No, this is all about the frivolous spending I would embark upon…

Invest in a microbrewery – I’d want to find one that’s already established, that I like. Pump enough money into them so they could stay sustainable, without worrying about being absorbed by a bigger conglomerate. All I’d ask for in return is to be a minor consultant. Get to test new beers, share a little bit of input, but mostly I’d be hands off. What I love most about microbreweries is their sense of experimentation. Sure, they have flagship product, but they’re always the ones responsible for pushing the envelope when it comes to unique beers. I’m no brewmaster, but it would be fun being at ground zero for some fun new brewing projects.

Pimp out a BBQ set-up – I would build the most obnoxious, enormous, over-the-top, BBQ/Smoke Pit ever. There really isn’t much more to say. I would devote entire smokers, grills, and dehydrators to specific meats. Each area would have all the necessary implements for their designated meat. I’m drooling just thinking about it. Also, a waffle station…right beside the chicken fryer. Mmmmm.

Seasons tickets – This would actually fit in with donating as well. I’d buy seasons tickets to all my favourite teams. Since I would not have any hope of attending all the games, I would donate the tickets I wouldn’t/couldn’t use to various children’s charities. I’d buy at least 4-6 seats too. Sporting events are always best in larger groups, especially when you’re a kid.

Buy a sports team – Come to think of it, I’d just buy my own team. Maybe not some big major league team, just a minor league one. I doubt even the lottery would give me the assets, but let me dream for a second here. This would make season tickets automatic, and I could cordon off an entire section for youth groups.

Studio Apartment – Sure, everyone goes on and on about their dream home. I’ve honestly always wanted to own a studio apartment, and I would treat it as such. I could fly away there on a whim whenever I wanted to get work done. I find it really difficult sometimes to get the creative juices flowing. If I had the money, I could set up my own little space, and control all outside interference.

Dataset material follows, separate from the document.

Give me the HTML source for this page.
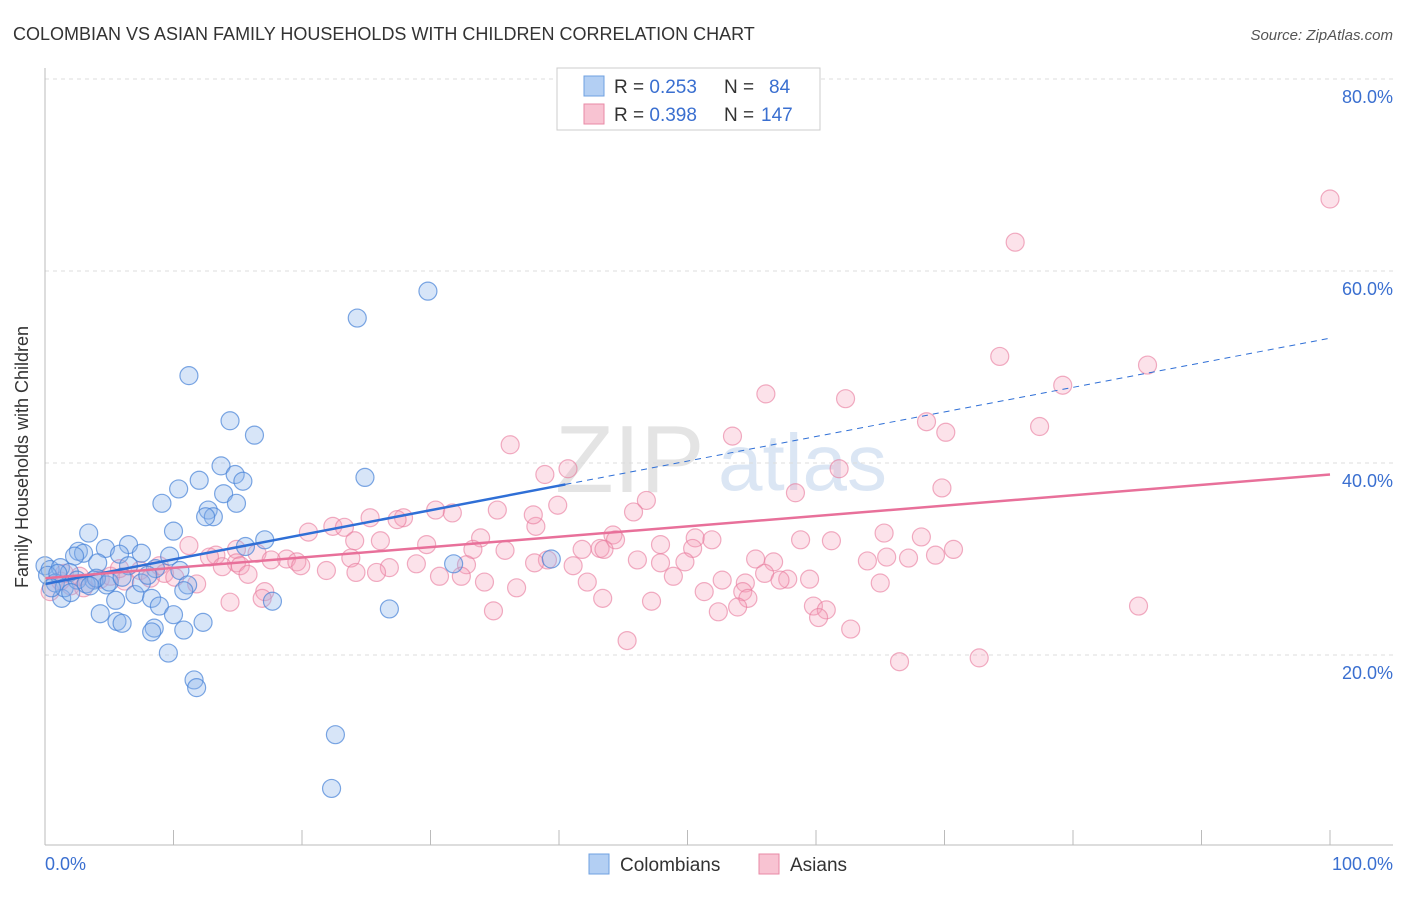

Heck, even this blog post is entering a full hour of being completed.

Fund/Build Museums/Galleries – Again, this fits into the donation category. This is a little bit more precise though. Growing up, some of my best memories were going to museums and galleries with my mum and sissy. I think it’s really important for youth to be exposed to these things growing up. Whether it sticks or not is one thing, they don’t have a chance if it’s not given to them though. There’s something wholly different going with your family/friends versus going on a school trip. I’ve gone back to some of my favourite museums from my youth in my adulthood, they aren’t the same. They’ve been stripped down. You’d think with all the wonderful new discoveries and information we have in this modern age, we’d see the opposite…

Pizza Party – Guiness would have to come…it would be the BIGGEST. I would order from all over and turn it into a huge pizza contest/carnival.

John Merrick’s Remains – All them crazy Elephant Bones!

There’s tons more, that I’m sure if I spent more time, I could come up with. I obviously have friends I would want to share the wealth with. k would certainly get some property somewhere in New York she could travel to.

It’s fun to dream, it reminds me that there are things that I want to accomplish in life. I might not reach them all, but even if I can get part way on them, it’s an accomplishment. It makes the lazy days, where you don’t feel productive a lot easier to deal with.